I wouldn't be able to afford my house at that rate.

We'd be far better off if fewer people had been able to "afford" to buy houses in the last 10 years.

I'm pretty sure that the 18% interest rate wasn't true in the 90's...
Well, mortgage interest rates are based on inflation plus a couple points so the bank still comes out ahead. In the early 80s, inflation was around 10-15%, hence an 18% mortgage. Now, it's more like 3-4%, hence a 5-6% mortgage.

Maybe they've made some bookkeeping and overhead improvements that allow them to add a point less or something like that, but it's not like they had some genius idea that allowed them to lower from 18 to 5.. it's just tracking the inflation rate. (and/or the fed funds rate which is related to inflation).

(Side note: my ATM snark was stolen directly from Paul Volker, who was the guy who stopped inflation in the late 70s early 80s by jacking up the fed funds rate. Credit went to Reagan of course. Better hair.)

Rates are not directly dependent on the inflation rate. Yes, in the real world they are, but the Fed can set them wherever they want and have been doing that.

In fact, the lower the rate, the more we all borrow and bid up prices for things. Most of that inflation since 2001 has been in things that the government likes to overlook, such as oil and housing. But the inflation does actually exist, whether they wish to ignore it or not.

Going to market rates would go a long way to fixing the distortions, to be sure. But many things would not survive in that environment and have only been viable because they've been able to shift the true cost via inflation to the larger economy.

"Credit went to Reagan of course. Better hair."
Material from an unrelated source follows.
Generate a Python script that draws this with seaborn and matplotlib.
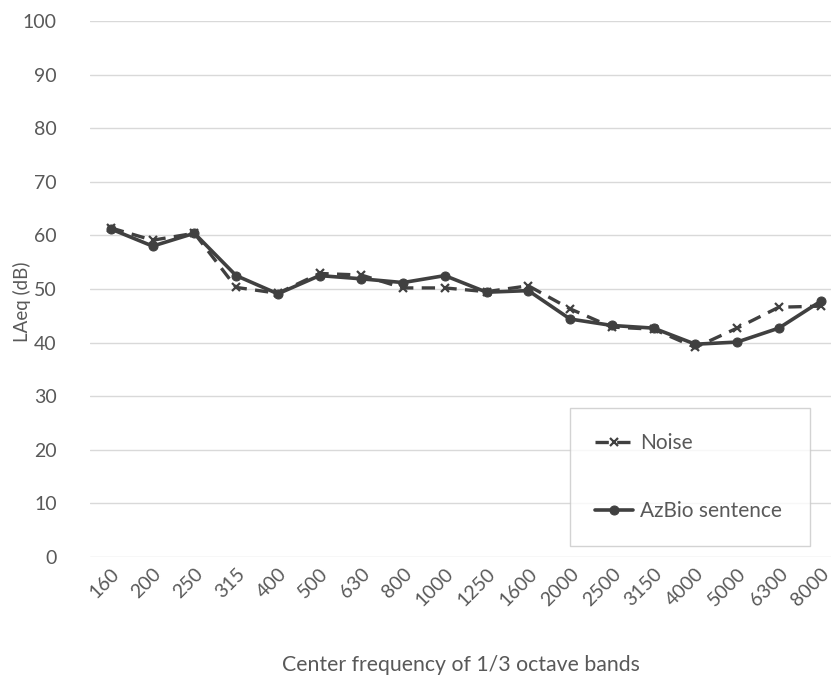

Credit went to Reagan for selecting Volker and letting him do his job.

Carter selected Volker.
Your parents home is also probably worth 5-10 times what they paid for it. Housing prices increase as interest rates decrease. Homeowners are still paying the same monthly bill (adjusted for inflation) but they're just paying more for the house vs. interest. This is also why banks pay such poor interest rates on savings & CD's. As the cost of money decreases, so does rate of return on other banking products.
We can give Alan Greenspan most of the credit for that. Given the fallout, I am not sure it's much of an honor.